Writing is so much fun when I am inspired by an issue that is sitting like a big elephant in the room. I love to communicate about things that are really happening, so fiction is not as appealing as non-fiction for me, although my husband laughingly insists that it’s all fiction anyway. Friends have told me I should write a book about some strange events that have occurred recently in my life, which I am doing as part of a much longer project that will manifest later, but for now I just wanted to practice a little.
Because I am involved in business with internet marketing and an online store, I often Google words and phrases. I had not googled my own name for a long time, so this morning that is what I did, and the results were the inspiration for this article. The most difficult task was figuring out which category to use. If you saw the results, which are really not necessary to babble on about here, you would understand my dilemma. Suffice it to say they range, over two pages, from online stores to a church that I am no longer affiliated with, and would like to have the references off the result page at Google or any other search engine, to a news story about my mom donating her body to research. Aha, we have arrived at the little purple suitcase, and even better we are now talking about the main topic: closure and peace. I may have even picked the correct category, home and family, because it is true that a big part of my family, my mom, is finally home.
Last October, Mom and I met with a person here in town who offered ideally a very neat program. Mom was not a religious person and the idea of her body potentially being useful for research indicated as a great solution for her remains. After the research, she was to be cremated and returned to us. It all sounded so easy and with no monetary cost, she liked it even more.
On February 18, 2010, early in the morning, I guess Mom, who was 89 years old, decided it was not worth getting up to deal with her many physical issues. Sometime between 6:30 AM and 8:00 AM she left us. She was alone, and knowing her, that is the way she wanted it. Fortunately, I had spoken to her the night before on the phone, and I had lunch with her two days before as well.
The last four months have been very interesting to say the least. After Mom’s death, my sister came here from Oregon where we are all from originally. We had talked before about putting Mom’s ashes in her favorite little purple suitcase and taking a trip on the train from New Mexico to Oregon. My mom loved that trip on the train and always did it first class, so it seemed appropriate to take her back to Oregon to put her cremains with our Dad’s, her husband of sixty three years.
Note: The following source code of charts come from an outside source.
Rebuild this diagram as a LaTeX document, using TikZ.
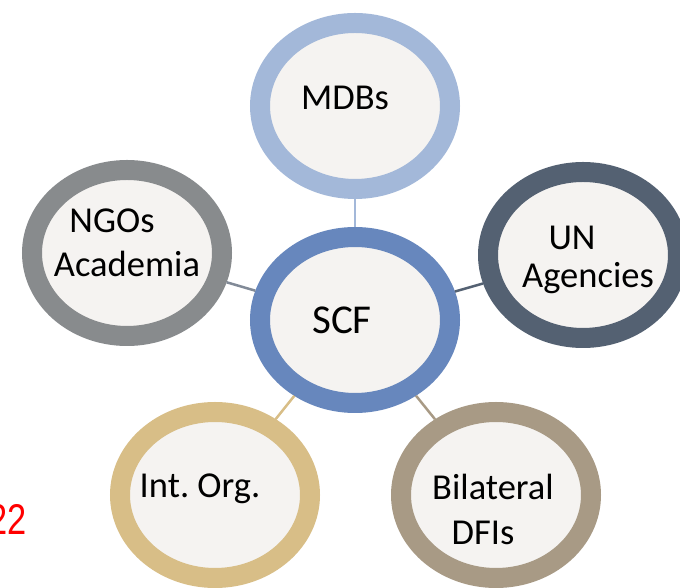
\documentclass[tikz,border=0pt]{standalone}
\usepackage{fontspec}
\usepackage{graphicx}
\setmainfont{Carlito}
\newfontfamily\pagefont{Liberation Sans}
\usetikzlibrary{shapes.geometric, positioning}
\definecolor{scfcol}{RGB}{103,135,189}
\definecolor{mdbcol}{RGB}{163,184,217}
\definecolor{uncol}{RGB}{84,97,114}
\definecolor{ngocol}{RGB}{136,139,141}
\definecolor{intcol}{RGB}{216,190,135}
\definecolor{bilcol}{RGB}{168,154,133}
\definecolor{ringfill}{RGB}{245,243,241}
\frenchspacing

\begin{document}
\begin{tikzpicture}[x=1pt, y=1pt,
                ring/.style={
                  ellipse, draw=#1, line width=20pt, fill=ringfill, inner sep=0pt,
                  minimum width=190pt, minimum height=166pt
                },
                lbl/.style={anchor=base, font=\fontsize{36.5}{40}\selectfont},
                link/.style={draw=#1, line width=2.5pt}
                ]
                \useasboundingbox (0,0) rectangle (680,588);
                \clip (0,0) rectangle (680,588);
                % rings
                \node [ring=scfcol] (scf) at (355,268) {};
                \node [ring=mdbcol, above=28pt of scf] (mdb) {};
                \node [ring=ngocol] (ngo) at (127,335) {};
                \node [ring=uncol] (un) at (583,333) {};
                \node [ring=intcol] (intorg) at (215,93) {};
                \node [ring=bilcol] (bil) at (496,93) {};
                % links to the centre
                \draw [link=mdbcol] (scf) -- (mdb);
                \draw [link=ngocol!80!scfcol] (scf) -- (ngo);
                \draw [link=uncol] (scf) -- (un);
                \draw [link=intcol] (scf) -- (intorg);
                \draw [link=bilcol] (scf) -- (bil);
                % labels
                \node [lbl, font=\fontsize{41}{46}\selectfont] (scft) at (342,254) {SCF};
                \node [lbl] (mdbt) at (345,478) {MDBs};
                \node [lbl] (ngot) at (112,355) {NGOs};
                \node [lbl] (acat) at (127,311) {Academia};
                \node [lbl] (unt) at (572,338) {UN};
                \node [lbl] (agt) at (588,300) {Agencies};
                \node [lbl] (intt) at (200,90) {Int. Org.};
                \node [lbl] (bilt) at (493,88) {Bilateral};
                \node [lbl] (dfit) at (483,43) {DFIs};
                \node [anchor=base east, text=red, inner sep=0pt,
                       font=\pagefont\fontsize{43}{48}\selectfont] (pgno) at (27,53) {\scalebox{0.8}[1]{22}};
\end{tikzpicture}
\end{document}
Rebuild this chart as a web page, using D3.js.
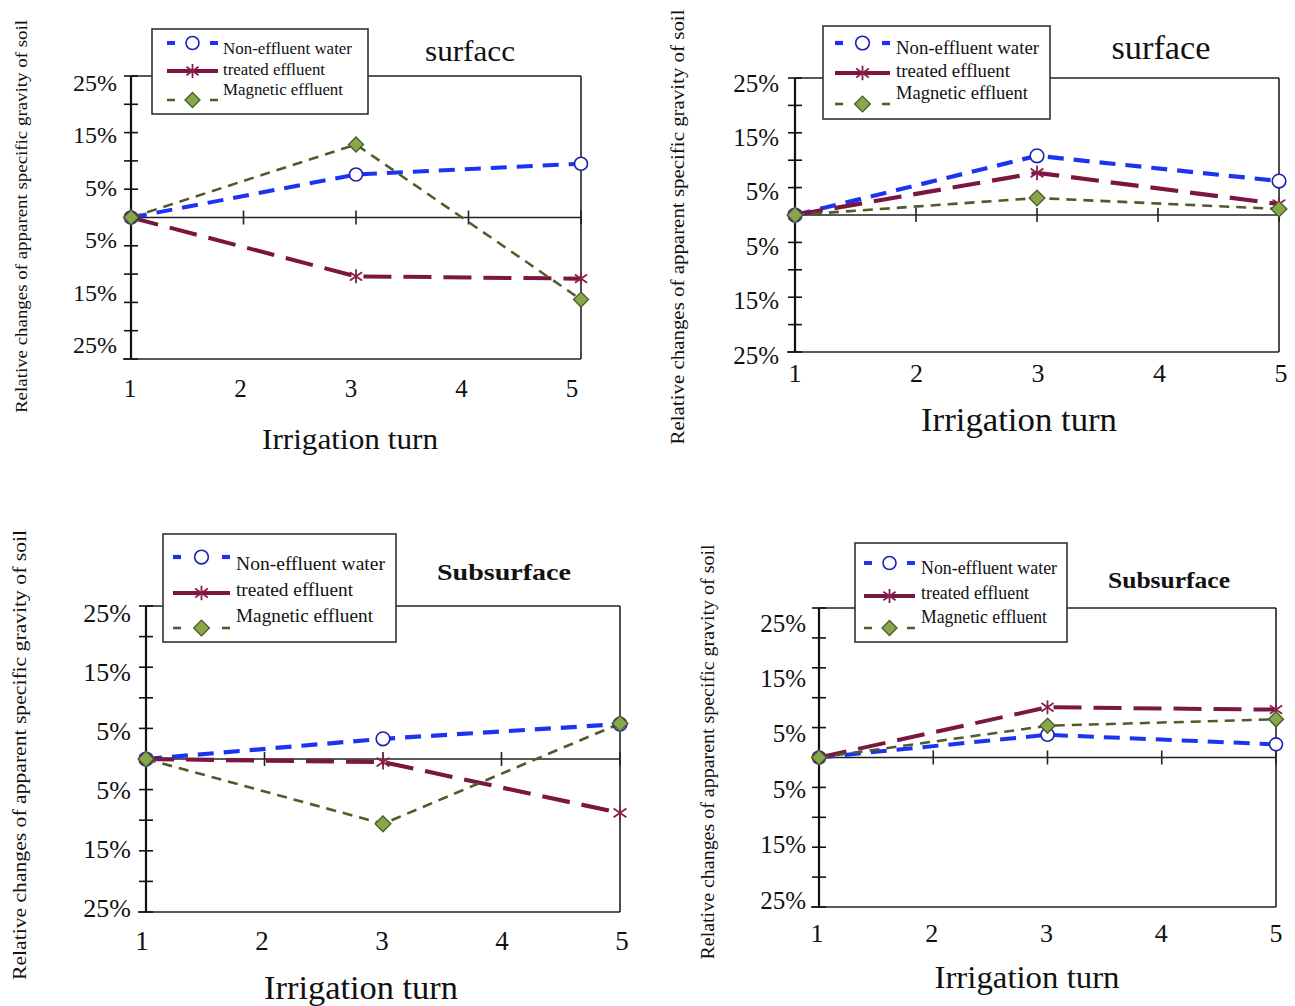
<!DOCTYPE html>
<html>
<head>
<meta charset="utf-8">
<script src="https://cdn.jsdelivr.net/npm/d3@7"></script>
<style>
  html, body { margin: 0; padding: 0; background: #fff; }
  svg { display: block; }
  text { font-family: "Liberation Serif", "Times New Roman", serif; fill: #111; }
</style>
</head>
<body>
<svg id="chart" width="1295" height="1006"></svg>
<script>
// ---------------- data ----------------
const turns = [1, 3, 5];
const xTickValues = [1, 2, 3, 4, 5];
const xTickLabels = ["1", "2", "3", "4", "5"];
const yTickValues = [25, 20, 15, 10, 5, 0, -5, -10, -15, -20, -25];
const yLabelValues = [25, 15, 5, -5, -15, -25];
const yTickLabels = ["25%", "15%", "5%", "5%", "15%", "25%"];
const seriesNames = ["Non-effluent water", "treated effluent", "Magnetic effluent"];
const panelTitles = ["surfacc", "surface", "Subsurface", "Subsurface"];
const xAxisTitle = "Irrigation turn";
const yAxisTitle = "Relative changes of apparent specific gravity of soil";

// panel 1 (top-left, surface)
const p1NonEffluent = [0, 7.6, 9.5];
const p1Treated     = [0, -10.4, -10.8];
const p1Magnetic    = [0, 12.9, -14.5];
// panel 2 (top-right, surface)
const p2NonEffluent = [0, 10.8, 6.2];
const p2Treated     = [0, 7.7, 2.0];
const p2Magnetic    = [0, 3.1, 1.1];
// panel 3 (bottom-left, subsurface)
const p3NonEffluent = [0, 3.3, 5.7];
const p3Treated     = [0, -0.5, -8.8];
const p3Magnetic    = [0, -10.6, 5.8];
// panel 4 (bottom-right, subsurface)
const p4NonEffluent = [0, 3.8, 2.2];
const p4Treated     = [0, 8.4, 8.0];
const p4Magnetic    = [0, 5.3, 6.4];

// ---------------- layout / style ----------------
const panels = [
  { series: [p1NonEffluent, p1Treated, p1Magnetic], title: panelTitles[0], bold: false,
    L: 131, R: 581, T: 76, B: 359,
    yLab: [83, 345], yLabX: 117, yLabFont: 24,
    xLab: [130, 572], xLabY: 388, xLabFont: 25,
    xTitle: [350, 438], xTitleFont: 30, xTitleLen: 176,
    titleXY: [470, 50], titleFont: 30, titleLen: 90,
    legend: { box: [152, 29, 368, 114], tx: 223, ty: [48.7, 69.7, 89.7], sx: [167, 218], sy: [43, 71, 100], font: 17, lens: [129, 102, 120] },
    yTitle: [21, 216.5], yTitleFont: 17, yTitleLen: 393, k: 1 },
  { series: [p2NonEffluent, p2Treated, p2Magnetic], title: panelTitles[1], bold: false,
    L: 795, R: 1279, T: 78, B: 352,
    yLab: [83, 355], yLabX: 779, yLabFont: 25,
    xLab: [795, 1281], xLabY: 373, xLabFont: 26,
    xTitle: [1019, 420], xTitleFont: 33, xTitleLen: 196,
    titleXY: [1161, 48], titleFont: 33, titleLen: 99,
    legend: { box: [823, 26, 1050, 119], tx: 896, ty: [48, 71, 93], sx: [835, 890], sy: [43, 73, 104], font: 18, lens: [143, 114, 132] },
    yTitle: [677, 227], yTitleFont: 19, yTitleLen: 435, k: 1.05 },
  { series: [p3NonEffluent, p3Treated, p3Magnetic], title: panelTitles[2], bold: true,
    L: 146, R: 620, T: 606, B: 912,
    yLab: [613, 908], yLabX: 131, yLabFont: 26,
    xLab: [142, 622], xLabY: 941, xLabFont: 27,
    xTitle: [361, 988], xTitleFont: 33, xTitleLen: 194,
    titleXY: [504, 572], titleFont: 24, titleLen: 134,
    legend: { box: [163, 534, 396, 642], tx: 236, ty: [563, 589, 615], sx: [173, 230], sy: [557, 593, 628], font: 19, lens: [149, 117, 137] },
    yTitle: [19, 755], yTitleFont: 19, yTitleLen: 450, k: 1.05 },
  { series: [p4NonEffluent, p4Treated, p4Magnetic], title: panelTitles[3], bold: true,
    L: 819, R: 1276, T: 608, B: 907,
    yLab: [623, 900], yLabX: 806, yLabFont: 25,
    xLab: [817, 1276], xLabY: 933, xLabFont: 26,
    xTitle: [1027, 977], xTitleFont: 32, xTitleLen: 185,
    titleXY: [1169, 580], titleFont: 23, titleLen: 122,
    legend: { box: [855, 543, 1067, 642], tx: 921, ty: [568, 593, 617], sx: [864, 915], sy: [563, 596, 628], font: 18, lens: [136, 108, 126] },
    yTitle: [708, 752], yTitleFont: 18, yTitleLen: 415, k: 1.0 }
];

const styles = [
  { color: "#1c34f2", width: 4, dash: "16,10", marker: "circle" },
  { color: "#7a1640", width: 4, dash: "28,12", marker: "asterisk" },
  { color: "#4f5b2b", width: 2.5, dash: "10,7", marker: "diamond" }
];

const svg = d3.select("#chart");

function addText(g, x, y, str, size, opts = {}) {
  const t = g.append("text")
    .attr("x", x).attr("y", y)
    .attr("font-size", size)
    .attr("text-anchor", opts.anchor || "middle")
    .attr("dominant-baseline", "central")
    .attr("font-weight", opts.weight || "normal")
    .text(str);
  if (opts.len) t.attr("textLength", opts.len).attr("lengthAdjust", "spacingAndGlyphs");
  if (opts.rotate) t.attr("transform", `rotate(-90,${x},${y})`);
  return t;
}

function drawMarker(g, type, cx, cy, k) {
  if (type === "circle") {
    g.append("circle").attr("cx", cx).attr("cy", cy).attr("r", 6.5 * k)
      .attr("fill", "#fff").attr("stroke", "#1e22b0").attr("stroke-width", 1.6);
  } else if (type === "asterisk") {
    const a = 7 * k, b = a * 0.87, c = a * 0.6;
    g.append("path")
      .attr("d", `M${cx},${cy - a}L${cx},${cy + a}M${cx - b},${cy - c}L${cx + b},${cy + c}M${cx - b},${cy + c}L${cx + b},${cy - c}`)
      .attr("stroke", "#8a1f4c").attr("stroke-width", 1.8).attr("fill", "none");
  } else {
    const a = 7.5 * k;
    g.append("path")
      .attr("d", `M${cx},${cy - a}L${cx + a},${cy}L${cx},${cy + a}L${cx - a},${cy}Z`)
      .attr("fill", "#86a84a").attr("stroke", "#4a5a22").attr("stroke-width", 1.3);
  }
}

panels.forEach(p => {
  const g = svg.append("g");
  const x = d3.scaleLinear().domain([1, 5]).range([p.L, p.R]);
  const y = d3.scaleLinear().domain([-25, 25]).range([p.B, p.T]);
  const yLabScale = d3.scaleLinear().domain([25, -25]).range(p.yLab);
  const xLabScale = d3.scaleLinear().domain([1, 5]).range(p.xLab);

  // frame
  g.append("line").attr("x1", p.L).attr("x2", p.R).attr("y1", p.T).attr("y2", p.T)
    .attr("stroke", "#222").attr("stroke-width", 1.6);
  g.append("line").attr("x1", p.R).attr("x2", p.R).attr("y1", p.T).attr("y2", p.B)
    .attr("stroke", "#222").attr("stroke-width", 1.6);
  g.append("line").attr("x1", p.L - 8).attr("x2", p.R).attr("y1", p.B).attr("y2", p.B)
    .attr("stroke", "#222").attr("stroke-width", 1.6);
  g.append("line").attr("x1", p.L).attr("x2", p.L).attr("y1", p.T).attr("y2", p.B)
    .attr("stroke", "#111").attr("stroke-width", 2.2);

  // y ticks (crossing)
  g.selectAll(".yt").data(yTickValues).enter().append("line")
    .attr("x1", p.L - 7).attr("x2", p.L + 7)
    .attr("y1", d => y(d)).attr("y2", d => y(d))
    .attr("stroke", "#111").attr("stroke-width", 1.6);

  // zero line + x ticks
  g.append("line").attr("x1", p.L).attr("x2", p.R).attr("y1", y(0)).attr("y2", y(0))
    .attr("stroke", "#222").attr("stroke-width", 1.5);
  g.selectAll(".xt").data(xTickValues.slice(1)).enter().append("line")
    .attr("x1", d => x(d)).attr("x2", d => x(d))
    .attr("y1", y(0) - 7).attr("y2", y(0) + 7)
    .attr("stroke", "#222").attr("stroke-width", 1.6);

  // y tick labels
  yLabelValues.forEach((v, i) => {
    addText(g, p.yLabX, yLabScale(v), yTickLabels[i], p.yLabFont, { anchor: "end" });
  });
  // x tick labels
  xTickValues.forEach((v, i) => {
    addText(g, xLabScale(v), p.xLabY, xTickLabels[i], p.xLabFont);
  });

  // axis titles
  addText(g, p.xTitle[0], p.xTitle[1], xAxisTitle, p.xTitleFont, { len: p.xTitleLen });
  addText(g, p.yTitle[0], p.yTitle[1], yAxisTitle, p.yTitleFont, { len: p.yTitleLen, rotate: true });

  // panel title
  addText(g, p.titleXY[0], p.titleXY[1], p.title, p.titleFont,
    { len: p.titleLen, weight: p.bold ? "bold" : "normal" });

  // series lines
  const line = d3.line().x(d => x(d[0])).y(d => y(d[1]));
  p.series.forEach((vals, si) => {
    const st = styles[si];
    g.append("path").datum(d3.zip(turns, vals))
      .attr("d", line)
      .attr("fill", "none")
      .attr("stroke", st.color)
      .attr("stroke-width", st.width * p.k)
      .attr("stroke-dasharray", st.dash);
  });
  // markers
  p.series.forEach((vals, si) => {
    const st = styles[si];
    d3.zip(turns, vals).forEach(d => drawMarker(g, st.marker, x(d[0]), y(d[1]), p.k));
  });

  // legend
  const lg = p.legend;
  g.append("rect")
    .attr("x", lg.box[0]).attr("y", lg.box[1])
    .attr("width", lg.box[2] - lg.box[0]).attr("height", lg.box[3] - lg.box[1])
    .attr("fill", "#fff").attr("stroke", "#333").attr("stroke-width", 1.6);
  seriesNames.forEach((name, si) => {
    const st = styles[si];
    const sy = lg.sy[si], x0 = lg.sx[0], x1 = lg.sx[1], mx = (x0 + x1) / 2;
    if (st.marker === "asterisk") {
      g.append("line").attr("x1", x0).attr("x2", x1).attr("y1", sy).attr("y2", sy)
        .attr("stroke", st.color).attr("stroke-width", st.width * p.k);
    } else {
      [[x0, x0 + 8], [x1 - 8, x1]].forEach(s => {
        g.append("line").attr("x1", s[0]).attr("x2", s[1]).attr("y1", sy).attr("y2", sy)
          .attr("stroke", st.color).attr("stroke-width", st.width * p.k);
      });
    }
    drawMarker(g, st.marker, mx, sy, p.k);
    addText(g, lg.tx, lg.ty[si], name, lg.font, { anchor: "start", len: lg.lens[si] });
  });
});
</script>
</body>
</html>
So much for good intentions!
The business that did manage to pick my Mom up in a timely fashion after her death was apparently a bit overwhelmed with its duties, and possibly very underfunded, not to mention having issues with honest business practices. After six weeks of no ashes and no death certificate, and a lot of waiting, the news broke with some pretty far-fetched details concerning our Mom and several other people. It is not my purpose here to explain all those details, you too can Google them if you so desire. Here, I only need to say that Mom was not all in just one place and she did a lot more traveling than she probably thought possible after her death. Please keep in mind that she had a great sense of humor and is probably laughing wherever she is.
So what is my purpose? I have never put a lot of attention on bodies after death or even funerals, even though I definitely respect others who do. The thought of having a loved one’s remains disposed of properly was never on the top of my list. In fact, I may have judged others harshly a time or two in my mind because they put more significance on the subject than I did. Isn’t it amazing how we change? When it happens to us, we feel that connection with others and often see things a bit differently. After months of very bizarre pictures in my mind, and weird dreams, and listening to my brother’s and sister’s similar thoughts I actually now have a much better understanding of why people yearn for closure. In the future, I will see that need much clearer and do anything I can to contribute to others finding whatever situation provides that closure. When we walk a few steps in another’s shoes we learn a lot about respect, kindness and forgiveness. And, those three qualities definitely foster peace.
All of Mom was finally identified after 4 months and her remains were cremated last week. My dear husband, on his birthday no less, picked up her ashes and brought her home in her little purple suitcase. She, and I say she because I think she is probably hanging around too, is sitting by the front door waiting for her train trip to Oregon, which will most likely not happen until next spring. I even cleaned around it as I dusted and vacuumed. Not sure where I will keep the little purple suitcase until we take the train trip. Right now I just know it brings me peace right where it is.